Task statement ▸
Beneath this instruction is a block of data; output from it exactly the lines that run from the one containing "Emit a Python" through the one containing "ax = fig.add_axes([91.7", inclusive.

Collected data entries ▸
• • • • •

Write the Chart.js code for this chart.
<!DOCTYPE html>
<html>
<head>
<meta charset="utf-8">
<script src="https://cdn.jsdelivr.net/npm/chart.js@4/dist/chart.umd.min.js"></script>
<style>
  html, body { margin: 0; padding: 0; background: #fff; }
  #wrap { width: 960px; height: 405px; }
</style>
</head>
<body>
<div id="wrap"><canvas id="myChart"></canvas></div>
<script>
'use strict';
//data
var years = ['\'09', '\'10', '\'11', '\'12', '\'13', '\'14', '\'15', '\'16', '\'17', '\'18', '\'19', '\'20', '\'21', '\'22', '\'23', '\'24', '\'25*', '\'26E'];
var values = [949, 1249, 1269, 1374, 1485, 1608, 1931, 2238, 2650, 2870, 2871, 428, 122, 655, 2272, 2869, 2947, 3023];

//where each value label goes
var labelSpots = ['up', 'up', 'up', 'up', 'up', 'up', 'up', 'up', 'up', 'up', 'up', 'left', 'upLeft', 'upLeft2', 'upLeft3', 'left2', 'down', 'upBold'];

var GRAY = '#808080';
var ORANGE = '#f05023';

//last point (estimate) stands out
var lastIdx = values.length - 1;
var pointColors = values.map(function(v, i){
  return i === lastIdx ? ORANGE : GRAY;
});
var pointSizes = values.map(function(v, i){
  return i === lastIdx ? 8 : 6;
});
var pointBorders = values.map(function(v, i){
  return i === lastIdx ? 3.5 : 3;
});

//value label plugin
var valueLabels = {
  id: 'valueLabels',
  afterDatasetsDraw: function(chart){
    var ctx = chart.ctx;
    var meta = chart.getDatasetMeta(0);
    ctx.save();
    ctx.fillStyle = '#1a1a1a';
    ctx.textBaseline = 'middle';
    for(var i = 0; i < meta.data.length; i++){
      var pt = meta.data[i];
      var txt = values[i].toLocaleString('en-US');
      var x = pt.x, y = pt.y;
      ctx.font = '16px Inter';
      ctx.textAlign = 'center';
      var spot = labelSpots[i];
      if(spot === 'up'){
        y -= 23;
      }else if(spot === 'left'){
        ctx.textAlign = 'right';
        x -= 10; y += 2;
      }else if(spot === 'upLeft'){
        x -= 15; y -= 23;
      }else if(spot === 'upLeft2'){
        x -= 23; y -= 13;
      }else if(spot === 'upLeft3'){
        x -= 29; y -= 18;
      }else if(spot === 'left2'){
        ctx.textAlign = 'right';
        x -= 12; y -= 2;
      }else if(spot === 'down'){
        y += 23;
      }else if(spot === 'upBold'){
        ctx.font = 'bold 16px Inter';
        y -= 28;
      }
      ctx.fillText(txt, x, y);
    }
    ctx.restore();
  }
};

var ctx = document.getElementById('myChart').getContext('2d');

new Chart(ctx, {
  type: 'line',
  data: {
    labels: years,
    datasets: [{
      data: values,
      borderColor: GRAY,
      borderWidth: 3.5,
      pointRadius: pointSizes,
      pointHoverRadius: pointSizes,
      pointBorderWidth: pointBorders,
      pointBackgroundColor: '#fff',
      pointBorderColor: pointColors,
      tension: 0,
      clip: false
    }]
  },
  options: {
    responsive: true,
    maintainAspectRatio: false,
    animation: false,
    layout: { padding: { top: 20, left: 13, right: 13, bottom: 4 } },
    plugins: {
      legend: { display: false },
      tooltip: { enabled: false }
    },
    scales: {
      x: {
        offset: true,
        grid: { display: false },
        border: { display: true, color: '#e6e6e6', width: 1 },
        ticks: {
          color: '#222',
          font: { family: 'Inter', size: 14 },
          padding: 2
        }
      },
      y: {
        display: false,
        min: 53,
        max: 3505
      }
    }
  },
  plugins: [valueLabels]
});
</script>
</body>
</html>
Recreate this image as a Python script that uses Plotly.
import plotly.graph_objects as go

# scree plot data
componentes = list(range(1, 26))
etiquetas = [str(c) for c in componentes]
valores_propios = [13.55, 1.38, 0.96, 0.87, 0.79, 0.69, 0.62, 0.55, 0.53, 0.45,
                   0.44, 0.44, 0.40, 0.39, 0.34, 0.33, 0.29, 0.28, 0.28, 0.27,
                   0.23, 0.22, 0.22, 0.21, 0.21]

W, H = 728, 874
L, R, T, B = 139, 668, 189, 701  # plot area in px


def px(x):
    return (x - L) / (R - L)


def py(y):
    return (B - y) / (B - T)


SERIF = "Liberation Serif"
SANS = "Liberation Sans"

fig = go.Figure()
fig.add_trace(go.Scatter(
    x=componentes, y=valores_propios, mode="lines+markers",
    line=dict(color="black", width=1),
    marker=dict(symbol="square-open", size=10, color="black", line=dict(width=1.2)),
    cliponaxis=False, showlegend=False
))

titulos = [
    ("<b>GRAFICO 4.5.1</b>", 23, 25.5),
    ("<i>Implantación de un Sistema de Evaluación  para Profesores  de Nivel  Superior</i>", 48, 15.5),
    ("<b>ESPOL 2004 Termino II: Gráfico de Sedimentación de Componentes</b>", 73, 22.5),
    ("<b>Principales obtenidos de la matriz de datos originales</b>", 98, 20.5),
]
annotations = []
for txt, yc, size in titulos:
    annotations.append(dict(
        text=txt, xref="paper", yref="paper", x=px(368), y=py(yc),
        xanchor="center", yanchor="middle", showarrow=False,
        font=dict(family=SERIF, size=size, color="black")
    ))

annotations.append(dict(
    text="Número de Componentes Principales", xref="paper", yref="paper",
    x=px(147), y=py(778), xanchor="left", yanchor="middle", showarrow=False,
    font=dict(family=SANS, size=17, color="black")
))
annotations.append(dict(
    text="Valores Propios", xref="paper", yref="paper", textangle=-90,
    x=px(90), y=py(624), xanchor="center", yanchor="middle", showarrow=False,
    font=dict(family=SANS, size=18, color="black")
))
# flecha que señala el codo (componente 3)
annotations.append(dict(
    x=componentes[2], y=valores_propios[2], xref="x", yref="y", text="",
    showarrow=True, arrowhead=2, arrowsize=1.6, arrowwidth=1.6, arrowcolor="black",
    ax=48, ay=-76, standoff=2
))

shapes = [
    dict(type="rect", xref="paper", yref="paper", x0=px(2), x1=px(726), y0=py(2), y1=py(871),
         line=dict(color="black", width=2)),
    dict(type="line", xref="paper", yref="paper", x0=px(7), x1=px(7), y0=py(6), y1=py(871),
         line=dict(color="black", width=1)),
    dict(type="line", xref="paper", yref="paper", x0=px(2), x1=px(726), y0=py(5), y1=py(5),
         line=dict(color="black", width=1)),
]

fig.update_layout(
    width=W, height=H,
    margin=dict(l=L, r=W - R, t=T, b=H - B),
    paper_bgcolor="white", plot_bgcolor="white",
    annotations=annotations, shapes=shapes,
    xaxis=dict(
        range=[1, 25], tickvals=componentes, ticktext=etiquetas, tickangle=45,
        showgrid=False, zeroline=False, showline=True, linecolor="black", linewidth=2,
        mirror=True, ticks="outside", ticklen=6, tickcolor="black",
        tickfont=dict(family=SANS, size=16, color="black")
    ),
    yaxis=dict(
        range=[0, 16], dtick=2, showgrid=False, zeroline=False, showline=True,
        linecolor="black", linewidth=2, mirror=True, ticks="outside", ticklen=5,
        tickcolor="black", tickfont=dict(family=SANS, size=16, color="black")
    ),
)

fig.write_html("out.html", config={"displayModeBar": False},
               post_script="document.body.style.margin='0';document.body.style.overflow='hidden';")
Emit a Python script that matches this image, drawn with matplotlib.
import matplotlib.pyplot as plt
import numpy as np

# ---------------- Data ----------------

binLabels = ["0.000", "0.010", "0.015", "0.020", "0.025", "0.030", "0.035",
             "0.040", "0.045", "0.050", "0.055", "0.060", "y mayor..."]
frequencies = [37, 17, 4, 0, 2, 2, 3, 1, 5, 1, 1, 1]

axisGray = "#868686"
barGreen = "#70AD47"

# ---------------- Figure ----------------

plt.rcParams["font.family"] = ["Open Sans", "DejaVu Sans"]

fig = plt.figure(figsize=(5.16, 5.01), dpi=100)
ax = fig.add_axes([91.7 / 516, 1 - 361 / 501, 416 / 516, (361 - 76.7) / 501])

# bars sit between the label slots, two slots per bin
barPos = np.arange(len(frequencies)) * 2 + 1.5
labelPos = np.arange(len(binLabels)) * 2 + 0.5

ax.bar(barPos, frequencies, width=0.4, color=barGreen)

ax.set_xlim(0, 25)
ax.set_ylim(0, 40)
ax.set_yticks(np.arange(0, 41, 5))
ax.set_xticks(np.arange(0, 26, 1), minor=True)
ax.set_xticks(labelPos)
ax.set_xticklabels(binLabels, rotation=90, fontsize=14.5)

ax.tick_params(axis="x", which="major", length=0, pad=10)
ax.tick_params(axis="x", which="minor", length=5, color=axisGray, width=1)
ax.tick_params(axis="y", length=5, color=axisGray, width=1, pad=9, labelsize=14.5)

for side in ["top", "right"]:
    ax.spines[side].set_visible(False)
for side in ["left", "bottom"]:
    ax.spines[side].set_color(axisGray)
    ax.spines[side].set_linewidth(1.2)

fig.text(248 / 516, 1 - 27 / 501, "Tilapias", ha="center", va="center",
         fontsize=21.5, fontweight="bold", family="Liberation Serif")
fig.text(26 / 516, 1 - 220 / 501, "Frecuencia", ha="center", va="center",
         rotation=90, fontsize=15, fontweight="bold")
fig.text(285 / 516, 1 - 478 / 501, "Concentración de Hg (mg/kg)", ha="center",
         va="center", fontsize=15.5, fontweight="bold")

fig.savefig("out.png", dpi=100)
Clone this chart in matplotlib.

• • • • •

Solution to the problem ▸
Emit a Python script that matches this image, drawn with matplotlib.
import matplotlib.pyplot as plt
import numpy as np

# ---------------- Data ----------------

binLabels = ["0.000", "0.010", "0.015", "0.020", "0.025", "0.030", "0.035",
             "0.040", "0.045", "0.050", "0.055", "0.060", "y mayor..."]
frequencies = [37, 17, 4, 0, 2, 2, 3, 1, 5, 1, 1, 1]

axisGray = "#868686"
barGreen = "#70AD47"

# ---------------- Figure ----------------

plt.rcParams["font.family"] = ["Open Sans", "DejaVu Sans"]

fig = plt.figure(figsize=(5.16, 5.01), dpi=100)
ax = fig.add_axes([91.7 / 516, 1 - 361 / 501, 416 / 516, (361 - 76.7) / 501])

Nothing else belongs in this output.